Matka, która oddała wszystko dla swojej córki, zostaje odtrącona – przez nią i przez jej męża, który zniszczył ich więź. To historia pełna emocji, rozczarowania i żalu, ale też praktyczny poradnik, który pomoże zrozumieć, jak chronić swoje prawa, zanim zostaniesz z niczym.
Mam 47 lat. Gdyby ktoś kilka lat temu powiedział mi, że moja córka przestanie się do mnie odzywać, uznałabym to za absurd. Przecież byłyśmy tak blisko. Byłam przy niej i dla niej. Wspierałam, przytulałam, mówiłam "kocham Cię". Zawsze odpowiadała "i ja Cię kocham". Nigdy nie powiedziałam na nią złego słowa. Nie piłam, nie biłam, nie zakazywałam popełniać własnych błędów. Zawsze mogła na mnie liczyć. A ja na nią. Byłam przy niej kiedy rodziła dzieci. Wiozłam ją do szpitala, gdy odchodziły jej wody w moim samochodzie, czekałam przed salą porodową. Pierwsza widziałam jej najsłodsze maleństwa. Oddałam jej wszystko, co miałam.
Pamiętam, kiedy poznała swojego męża, ojca jej dzieci. Był dominujący, nerwowy, starszy od niej 6lat.
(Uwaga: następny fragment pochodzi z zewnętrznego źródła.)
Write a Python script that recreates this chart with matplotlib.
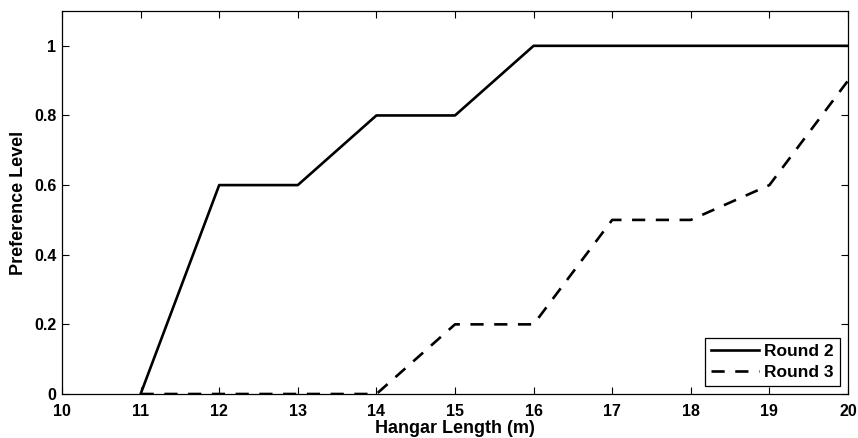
import matplotlib
matplotlib.use("Agg")
import matplotlib.pyplot as plt

x = [11, 12, 13, 14, 15, 16, 17, 18, 19, 20]
round2 = [0, 0.6, 0.6, 0.8, 0.8, 1.0, 1.0, 1.0, 1.0, 1.0]
round3 = [0, 0, 0, 0, 0.2, 0.2, 0.5, 0.5, 0.6, 0.9]
xticks = list(range(10, 21))
yticks = [0, 0.2, 0.4, 0.6, 0.8, 1]
ytick_labels = ["0", "0.2", "0.4", "0.6", "0.8", "1"]

plt.rcParams['font.family'] = ['Liberation Sans', 'DejaVu Sans']
plt.rcParams['font.weight'] = 'bold'

fig = plt.figure(figsize=(8.58, 4.38), dpi=100)
ax = fig.add_axes([62/858, 1 - 394/438, (848-62)/858, (394-11)/438])
ax.plot(x, round2, color='black', linewidth=1.9, linestyle='-', label='Round 2')
ax.plot(x, round3, color='black', linewidth=1.9, linestyle=(0, (5, 4)), label='Round 3')
ax.set_xlim(10, 20)
ax.set_ylim(0, 1.1)
ax.set_xticks(xticks)
ax.set_xticklabels([str(t) for t in xticks])
ax.set_yticks(yticks)
ax.set_yticklabels(ytick_labels)
ax.tick_params(axis='both', direction='in', top=True, right=True, labelsize=11.5, length=5, width=0.8)
ax.tick_params(axis='x', pad=7)
ax.tick_params(axis='y', pad=4)
for s in ax.spines.values():
    s.set_linewidth(0.9)
ax.set_xlabel('Hangar Length (m)', fontsize=13, fontweight='bold', labelpad=1)
ax.set_ylabel('Preference Level', fontsize=13, fontweight='bold', labelpad=5)
leg = ax.legend(loc='lower right', fontsize=12.5, frameon=True, fancybox=False,
                edgecolor='black', framealpha=1, handlelength=2.8, borderpad=0.35,
                labelspacing=0.35, handletextpad=0.3, borderaxespad=0.45)
leg.get_frame().set_linewidth(0.9)
fig.savefig('out.png', dpi=100)
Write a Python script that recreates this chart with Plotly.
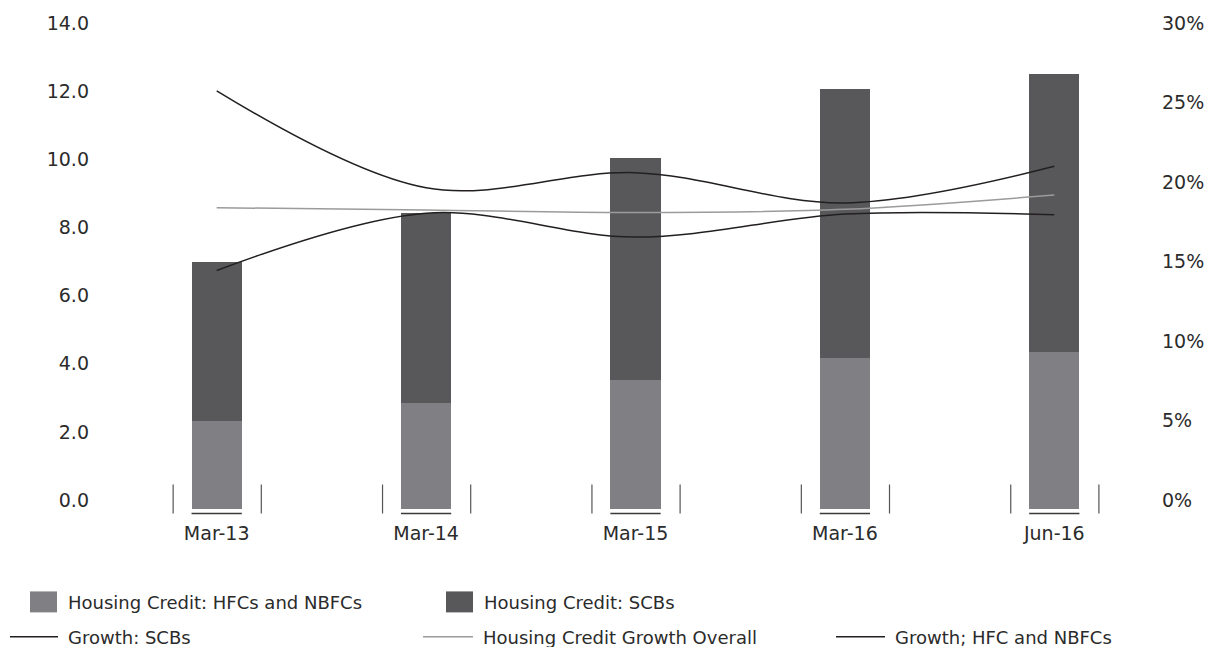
import plotly.graph_objects as go

# Housing credit outstanding (stacked bars, left axis) and growth rates (lines, right axis)
periods = ["Mar-13", "Mar-14", "Mar-15", "Mar-16", "Jun-16"]
credit_hfc_nbfc = [2.57, 3.12, 3.80, 4.44, 4.62]
credit_scb = [4.67, 5.57, 6.51, 7.89, 8.15]
growth_scb = [15.0, 18.6, 17.1, 18.55, 18.5]
growth_overall = [18.95, 18.8, 18.65, 18.85, 19.75]
growth_hfc_nbfc = [26.3, 20.2, 21.15, 19.25, 21.55]

left_ticks = [0, 2, 4, 6, 8, 10, 12, 14]
right_ticks = [0, 5, 10, 15, 20, 25, 30]
right_labels = [f"{v}%" for v in right_ticks]

W, H = 1205, 647
ML, MR, MT, MB = 112, 46, 32, 137.5
PW, PH = W - ML - MR, H - MT - MB

FONT = "DejaVu Sans"
TXT = "#2b2b2b"
C_HFC = "#808084"
C_SCB = "#58585a"
C_LINE = "#231f20"
C_OVERALL = "#9b9b9b"


def px(xp):
    return (xp - ML) / PW


def py(yp):
    return (H - MB - yp) / PH


fig = go.Figure()
fig.add_bar(x=periods, y=credit_hfc_nbfc, name="Housing Credit: HFCs and NBFCs",
            marker=dict(color=C_HFC, line_width=0), width=0.24)
fig.add_bar(x=periods, y=credit_scb, name="Housing Credit: SCBs",
            marker=dict(color=C_SCB, line_width=0), width=0.24)
fig.add_scatter(x=periods, y=growth_scb, name="Growth: SCBs", yaxis="y2", mode="lines",
                line=dict(color=C_LINE, width=1.5, shape="spline", smoothing=1))
fig.add_scatter(x=periods, y=growth_overall, name="Housing Credit Growth Overall", yaxis="y2",
                mode="lines", line=dict(color=C_OVERALL, width=1.5, shape="spline", smoothing=1))
fig.add_scatter(x=periods, y=growth_hfc_nbfc, name="Growth; HFC and NBFCs", yaxis="y2",
                mode="lines", line=dict(color=C_LINE, width=1.5, shape="spline", smoothing=1))

shapes = []
# short baseline under each bar and the bracket ticks either side of it
for i in range(len(periods)):
    shapes.append(dict(type="line", xref="x", yref="paper", x0=i - 0.12, x1=i + 0.12,
                       y0=py(514), y1=py(514), line=dict(color="#3a3a3a", width=1.6)))
    for off in (-0.208, 0.213):
        shapes.append(dict(type="line", xref="x", yref="paper", x0=i + off, x1=i + off,
                           y0=py(485), y1=py(514), line=dict(color="#555555", width=1.2)))

# legend keys
annotations = []
bar_keys = [(30, 57, C_HFC, fig.data[0].name), (446, 473, C_SCB, fig.data[1].name)]
for x0, x1, col, label in bar_keys:
    shapes.append(dict(type="rect", xref="paper", yref="paper", x0=px(x0), x1=px(x1),
                       y0=py(613), y1=py(592), fillcolor=col, line_width=0))
    annotations.append(dict(xref="paper", yref="paper", x=px(x1 + 9), y=py(603),
                            xanchor="left", yanchor="middle", text=label, showarrow=False))
line_keys = [(10, 58, C_LINE, fig.data[2].name), (423, 473, C_OVERALL, fig.data[3].name),
             (836, 885, C_LINE, fig.data[4].name)]
for x0, x1, col, label in line_keys:
    shapes.append(dict(type="line", xref="paper", yref="paper", x0=px(x0), x1=px(x1),
                       y0=py(637.5), y1=py(637.5), line=dict(color=col, width=1.5)))
    annotations.append(dict(xref="paper", yref="paper", x=px(x1 + 8), y=py(638),
                            xanchor="left", yanchor="middle", text=label, showarrow=False))

fig.update_layout(
    width=W, height=H, autosize=False,
    margin=dict(l=ML, r=MR, t=MT, b=MB, pad=0),
    paper_bgcolor="white", plot_bgcolor="white",
    barmode="stack", showlegend=False,
    font=dict(family=FONT, size=18, color=TXT),
    xaxis=dict(type="category", range=[-0.5, 4.5], showgrid=False, showline=False,
               zeroline=False, ticks="", tickfont=dict(size=19, color=TXT),
               ticklabelstandoff=11, automargin=False),
    yaxis=dict(range=[0, 14], tickvals=left_ticks, tickformat=".1f", showgrid=False,
               showline=False, zeroline=False, ticks="", tickfont=dict(size=19, color=TXT),
               ticklabelstandoff=22, ticklabelshift=-9, automargin=False),
    yaxis2=dict(range=[0, 30], tickvals=right_ticks, ticktext=right_labels, overlaying="y",
                side="right", showgrid=False, showline=False, zeroline=False, ticks="",
                tickfont=dict(size=19, color=TXT), ticklabelstandoff=2, ticklabelshift=-9,
                automargin=False),
    shapes=shapes, annotations=annotations,
)

fig.write_html("out.html")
Była nastolatką, on dorosłym mężczyzną. Nie potrafiłam dostrzec manipulacji. Był agresywny, raz nawet rzucił mi coś w twarz, potem przepraszał. Później drugi raz, znów przepraszał. Próbowałam dać mu szansę. Dla niej. Ale w pewnym momencie musiałam się chronić - psychicznie i fizycznie. Odcięłam się od niego. A wtedy -córka odcięła się ode mnie.